Why SMEs go digital faster than green

SMEs tend to digitalise rapidly because benefits are immediate and visible: faster workflows, better customer communication, improved sales channels, and more flexibility. Green improvements in ICT, by contrast, often require measuring impacts that are less visible (cloud usage, embodied carbon, e-waste pathways), and the payback is not always captured in a single budget line.

Evidence on SME readiness also shows structural differences. The EU SME twin transition monitor finds that Nordic and Benelux countries lead overall readiness while Southern and Eastern European countries face greater challenges, indicating that context (infrastructure, skills systems, investment capacity) strongly shapes SME performance. Where readiness is lower, SMEs may prioritise digital survival and postpone environmental upgrades, especially when they perceive sustainability as cost rather than strategy.

The “digital rebound” problem

Digital tools can reduce emissions (e.g., optimising logistics, reducing waste, supporting remote collaboration), but they can also increase total consumption if they drive more demand. This is the rebound effect: efficiency gains are partly or fully cancelled by growth in activity. A common SME example is cloud adoption: moving services off-site may be efficient, but if storage and data processing grow unchecked, energy demand and costs can rise.
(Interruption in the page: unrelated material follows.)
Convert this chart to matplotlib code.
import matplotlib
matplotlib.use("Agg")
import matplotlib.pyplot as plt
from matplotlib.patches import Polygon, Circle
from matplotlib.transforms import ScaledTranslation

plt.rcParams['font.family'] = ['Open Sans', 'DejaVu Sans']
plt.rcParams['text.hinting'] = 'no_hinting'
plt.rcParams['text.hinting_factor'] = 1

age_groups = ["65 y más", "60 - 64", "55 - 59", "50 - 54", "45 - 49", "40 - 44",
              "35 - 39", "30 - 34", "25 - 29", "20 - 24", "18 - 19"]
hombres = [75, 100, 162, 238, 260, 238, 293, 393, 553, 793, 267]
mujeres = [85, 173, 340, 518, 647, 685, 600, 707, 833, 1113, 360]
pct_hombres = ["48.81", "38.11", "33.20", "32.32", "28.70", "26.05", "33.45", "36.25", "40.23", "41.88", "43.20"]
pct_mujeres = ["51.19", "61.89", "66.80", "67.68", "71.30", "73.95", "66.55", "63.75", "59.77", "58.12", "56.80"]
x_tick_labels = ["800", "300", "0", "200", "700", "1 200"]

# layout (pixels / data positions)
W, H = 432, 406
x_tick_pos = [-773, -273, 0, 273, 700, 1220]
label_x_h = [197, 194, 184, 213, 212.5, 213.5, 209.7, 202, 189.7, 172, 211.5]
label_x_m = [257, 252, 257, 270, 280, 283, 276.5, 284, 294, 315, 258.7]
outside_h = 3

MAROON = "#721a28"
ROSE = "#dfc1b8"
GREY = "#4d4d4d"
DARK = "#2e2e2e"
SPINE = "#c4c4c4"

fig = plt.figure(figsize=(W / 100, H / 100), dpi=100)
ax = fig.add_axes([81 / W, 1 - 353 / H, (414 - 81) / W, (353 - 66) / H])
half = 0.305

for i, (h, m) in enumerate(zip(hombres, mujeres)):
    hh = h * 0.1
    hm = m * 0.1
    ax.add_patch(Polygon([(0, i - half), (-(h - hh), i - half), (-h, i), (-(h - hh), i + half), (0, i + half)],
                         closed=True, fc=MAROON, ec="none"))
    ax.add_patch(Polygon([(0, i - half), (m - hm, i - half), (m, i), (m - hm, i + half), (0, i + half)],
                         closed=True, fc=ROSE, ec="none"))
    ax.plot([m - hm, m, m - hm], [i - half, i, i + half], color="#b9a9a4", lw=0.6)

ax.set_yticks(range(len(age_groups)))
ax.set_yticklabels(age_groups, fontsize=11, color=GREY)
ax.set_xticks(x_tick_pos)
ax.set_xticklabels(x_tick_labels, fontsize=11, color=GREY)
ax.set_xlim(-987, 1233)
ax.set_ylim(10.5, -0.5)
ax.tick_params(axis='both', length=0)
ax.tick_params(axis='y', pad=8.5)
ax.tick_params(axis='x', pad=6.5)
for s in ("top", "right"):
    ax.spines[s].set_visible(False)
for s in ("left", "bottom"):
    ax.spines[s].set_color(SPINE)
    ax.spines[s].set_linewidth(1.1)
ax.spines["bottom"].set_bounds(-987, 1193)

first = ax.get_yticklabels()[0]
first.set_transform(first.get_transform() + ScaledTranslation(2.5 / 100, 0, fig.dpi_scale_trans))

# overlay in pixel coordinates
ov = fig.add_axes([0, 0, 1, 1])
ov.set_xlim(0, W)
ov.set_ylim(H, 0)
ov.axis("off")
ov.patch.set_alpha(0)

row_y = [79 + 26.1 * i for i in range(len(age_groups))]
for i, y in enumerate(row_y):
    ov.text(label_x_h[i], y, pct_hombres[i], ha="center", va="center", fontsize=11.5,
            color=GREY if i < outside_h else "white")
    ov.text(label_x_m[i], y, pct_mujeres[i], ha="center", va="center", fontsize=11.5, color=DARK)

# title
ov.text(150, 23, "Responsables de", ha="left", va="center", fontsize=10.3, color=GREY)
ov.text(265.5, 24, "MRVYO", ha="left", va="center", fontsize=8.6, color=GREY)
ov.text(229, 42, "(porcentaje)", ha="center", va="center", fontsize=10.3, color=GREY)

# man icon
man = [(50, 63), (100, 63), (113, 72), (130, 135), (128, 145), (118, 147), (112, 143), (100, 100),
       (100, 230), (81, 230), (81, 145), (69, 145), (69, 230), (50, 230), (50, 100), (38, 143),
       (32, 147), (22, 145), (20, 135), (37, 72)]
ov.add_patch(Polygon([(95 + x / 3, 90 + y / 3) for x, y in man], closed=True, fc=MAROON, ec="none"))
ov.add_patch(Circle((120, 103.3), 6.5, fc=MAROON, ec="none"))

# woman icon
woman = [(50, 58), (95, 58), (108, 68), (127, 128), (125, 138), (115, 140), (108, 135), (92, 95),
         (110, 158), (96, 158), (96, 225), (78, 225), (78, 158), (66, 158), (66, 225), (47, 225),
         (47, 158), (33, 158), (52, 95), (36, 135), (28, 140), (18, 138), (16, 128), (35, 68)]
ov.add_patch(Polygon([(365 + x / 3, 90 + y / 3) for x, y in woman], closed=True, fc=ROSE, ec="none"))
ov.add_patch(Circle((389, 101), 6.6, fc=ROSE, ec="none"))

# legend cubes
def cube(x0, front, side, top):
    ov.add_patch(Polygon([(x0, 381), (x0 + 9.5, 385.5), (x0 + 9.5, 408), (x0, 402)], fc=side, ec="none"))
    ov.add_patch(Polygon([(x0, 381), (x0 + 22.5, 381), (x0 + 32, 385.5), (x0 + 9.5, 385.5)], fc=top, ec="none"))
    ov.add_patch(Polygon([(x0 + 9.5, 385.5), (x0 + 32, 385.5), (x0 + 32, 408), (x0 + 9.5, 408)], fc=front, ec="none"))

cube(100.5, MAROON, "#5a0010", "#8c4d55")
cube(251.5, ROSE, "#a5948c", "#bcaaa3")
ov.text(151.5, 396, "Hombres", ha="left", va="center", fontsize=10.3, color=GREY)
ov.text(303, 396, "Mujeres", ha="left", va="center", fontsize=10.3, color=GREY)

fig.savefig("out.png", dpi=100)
This dynamic aligns with EU policy warnings that digital and green must be steered together, and with the need for “smart greening” rather than technology expansion alone. SMEs reduce rebound risk by setting boundaries: retention periods, “default off” settings, device lifecycle standards, and procurement rules that avoid overbuying tools and hardware.

Investment and capability constraints

The twin transition is not just a behavioural issue; it is also an investment and skills issue. EU foresight work has highlighted large additional annual investment needs for the twin transitions through 2030, showing why targeted support and de-risking mechanisms are critical, especially for smaller firms. At firm level, SMEs may lack access to finance for upgrades such as efficient equipment, improved buildings, or higher-quality ICT infrastructure.

Survey evidence from the European Investment Bank (EIB) shows that many EU firms invest in both climate-related measures and digital transformation, but investment decisions are affected by uncertainty and constraints. For SMEs, this means that the best-designed sustainability guidance still needs to be modular, low-cost, and tied to productivity, otherwise it will not scale.

A practical alignment model for SMEs

A workable twin-transition model for SMEs can be organised into five management questions:

  • What digital value are we creating? Map the business purpose of each major digital tool (sales, operations, HR, compliance).
  • What is the sustainability “cost surface”? Identify likely hotspots: devices, energy in premises, data storage, printing, travel substitution, e-waste.
  • What are our minimum standards? Set baseline rules: device lifespan targets, repair-first policy, “clean storage” routines, supplier criteria, and secure end-of-life handling.
  • What do we measure quarterly? Use a small set of indicators: number of devices per employee, average device age, office electricity trends, cloud storage growth, e-waste returns.
  • Who owns the routine? Assign shared responsibility: management sets targets; IT configures defaults; procurement applies criteria; staff follow simple behaviours.

This approach matches the logic of monitoring tools used at EU level: composite readiness frameworks exist because transitions are multi-factor, and SMEs need simplified versions that still capture what matters.

Skills as the missing connector

Skills often determine whether SMEs can align digital and green decisions. The OECD highlights the twin digital and green transition for SMEs while noting trade-offs and the need to consider capabilities. In practice, SME staff often receive vendor-led training focused on features, not on sustainable use, lifecycle thinking, or measurement.

Vocational education and training (VET) providers, trainers, and SME support organisations can fill this gap by teaching “decision literacy”: how to select tools, configure defaults, manage data responsibly, and design workflows that avoid waste. The result is not only lower footprint but also clearer governance and better cost control, which makes sustainability more attractive to management.

Conclusion

SMEs can “go digital without going greener” when digital adoption is treated as urgent competitiveness work while sustainability is treated as optional or external. EU policy and monitoring efforts emphasise that the twin transition is about integration, and readiness varies across Europe, meaning SMEs need practical tools and capacity building rather than one-size-fits-all expectations.

This is where D-GREEN becomes operationally relevant: by supporting VET trainers and SME stakeholders with training content, methods, and practical instruments, the project helps SMEs connect everyday ICT decisions to measurable sustainability routines. D-GREEN’s contribution is to make alignment achievable at SME pace: modular learning, clear checklists, and self-assessment logic that can guide prioritisation when time and investment capacity are limited. In that sense, D-GREEN supports the twin transition not as a slogan, but as an implementable workplace practice that protects competitiveness while reducing digital waste and unmanaged growth.